Improving the Accuracy of Hydrodynamic Simulations in Data Scarce Environments Using Bayesian Model Averaging: A Case Study of the Inner Niger Delta, Mali, West Africa

Water 2019, 11(9), 1766; https://doi.org/10.3390/w11091766
by Md Mominul Haque 1,*, Ousmane Seidou 1,2, Abdolmajid Mohammadian 1, Abdouramane Gado Djibo 3, Stefan Liersch 4, Samuel Fournet 4, Sara Karam 1, Edangodage Duminda Pradeep Perera 1,2 and Martin Kleynhans 5
Reviewer 1: Anonymous
Reviewer 2: Anonymous
Reviewer 3: Anonymous
Water 2019, 11(9), 1766; https://doi.org/10.3390/w11091766
Submission received: 4 July 2019 / Revised: 17 August 2019 / Accepted: 19 August 2019 / Published: 24 August 2019
(This article belongs to the Section Water Resources Management, Policy and Governance)

Round 1

Reviewer 1 Report

This work describes the calibration of several model domains some with different forcing conditions, though the reasoning for the different forcing conditions is lacking.  And then describes the application of a Bayesian Model averaging to better calibrate the model domains used.  The purpose of this calibration, model comparison and Bayesian model averaging is to build a 2D hydrodynamic model to simulate variables such as water level, discharge, inundation extent.  While a decent introduction describing why understanding the hydrology of the inner Niger Delta is given, and as stated on L61-62 that accurate simulations of inundation could help our understanding, no link was provided regarding how the model domains built will be applied outside this model calibration exercise.  Essentially this work amounts to a model calibration exercise, and more disappointing is the lack of insight, beyond which models calibrated better, was proved.  Furthermore, it is plainly obvious that a Bayesian approach that weights model performance will provide a better calibration.  But what understanding does this provide?  How will it be applied to the problems of the Niger Delta?  Beyond fitting the models to an observed curve, what can be said about this work?
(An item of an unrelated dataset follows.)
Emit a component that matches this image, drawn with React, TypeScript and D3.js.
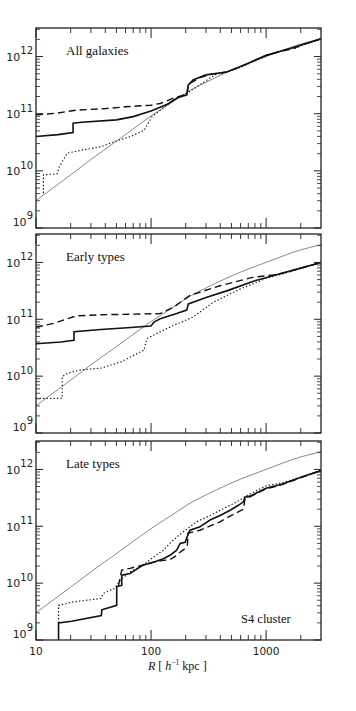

When done right calibration and model comparison can provide new information about what processes are important for a given site, and why some models perform differently than others.  Unfortunately, this manuscript provides no insight into the problem and only states that the model domains perform differently, and that Bayesian approaches, which is essentially a form of cure fitting, will calibrate better.  The usefulness of this information is not provided.  Given that I do not find scientific value of the exercise, I cannot recommend this manuscript for publication.      

 

 

It should also be noted that no reasoning was given to why some parameters were calibrated, and others that govern water balance, i.e., evapotranspiration and rainfall were not, or were neglected altogether within the domain of interest.  Given this lack of process representation, and specifically the lack of reasoning as to why these processes were neglected, I have serious doubts about model application outside of the calibration exercise. 

 

Author affiliation for Sara Karam was not given

 

Figure 1.  Map should be shown with in larger the West African region to better familiarize readers of the location.

 

L75-59:  it would be good in include citations for this sentence.

 

L70: Replace ‘got’ in ‘…but model results got affected due to …’ with were.

 

L71:  The kinematic and diffusion wave approximation equations are very different from each other that respond to 0 slope in very different ways, i.e. the diffusion wave equation still should be valid. 

 

L72: what is ‘rive’?

 

L75: Replace ‘in’ in ‘…finite-volume method in unstructured grid…’ with ‘on’

 

L79:  provide citation or link for TELEMAC 2D model.

 

L222-228:  Lacks sufficient description of the SWAT model.  Is it just a surface energy and water balance model?  How is discharge from SWAT calculated?

 

L294-298:  The description of boundary conditions (i.e., the inlet and outlet forcing conditons), does not fit with ‘Mesh generation’.  This should be in it’s own subsection and needs to be described in better detail. 

 

L297: Why was rainfall not considered?  This could be a major pitfall of the modeling effort.

 

L298:  Justification for considering a constant evaporation flux needs to be provided.  Again is a possible pitfall of the modeling done here.

 

L306: Omit ‘keep’ in ‘…floodplain was keep constant during …’

 

L315:  cloud should be plural ‘clouds’. Same and L318.

 

Section 2.7.  No justification was given as to why mannings coefficient was calibrated, but not other uncertain parameters, chiefly water balance forcing’s of evapotranspiration and rainfall.   

 

L410: ‘Results show that downstream boundary condition[s] affects model performance.’  Is there a table or figure that show’s this? Please direct the reader there.  If there Is not a table for figure, then there should be.

 

Conclusions section:  These conclusions provide little to no insight into the why the models behave the way they do, but rather only offer a description of model performance.  I’m not at all certain how this is useful.

 


Author Response

Reply submitted as an attached file

Author Response File: Author Response.docx

Reviewer 2 Report

An interesting paper.  As I understand it, the problem is to predict the annual flooding of a remote location, which lacks accurate map measurements.  This paper solves the problem by taking all 6 combinations of the 3 data sets for elevation and 2 data sets for downstream boundary conditions (and some reasonable assumptions, given the lack of reliable data), and then combining their various predictions using Bayesian model averaging.  The climax is Table 7 which validates the approach, in that the combination is better than any single model for half the columns, and only slightly worse in the other half.  The approach has more general significance as a way to reduce model risk where good maps are unavailable, and also a specific significance for predicting the future in this particular part of the world.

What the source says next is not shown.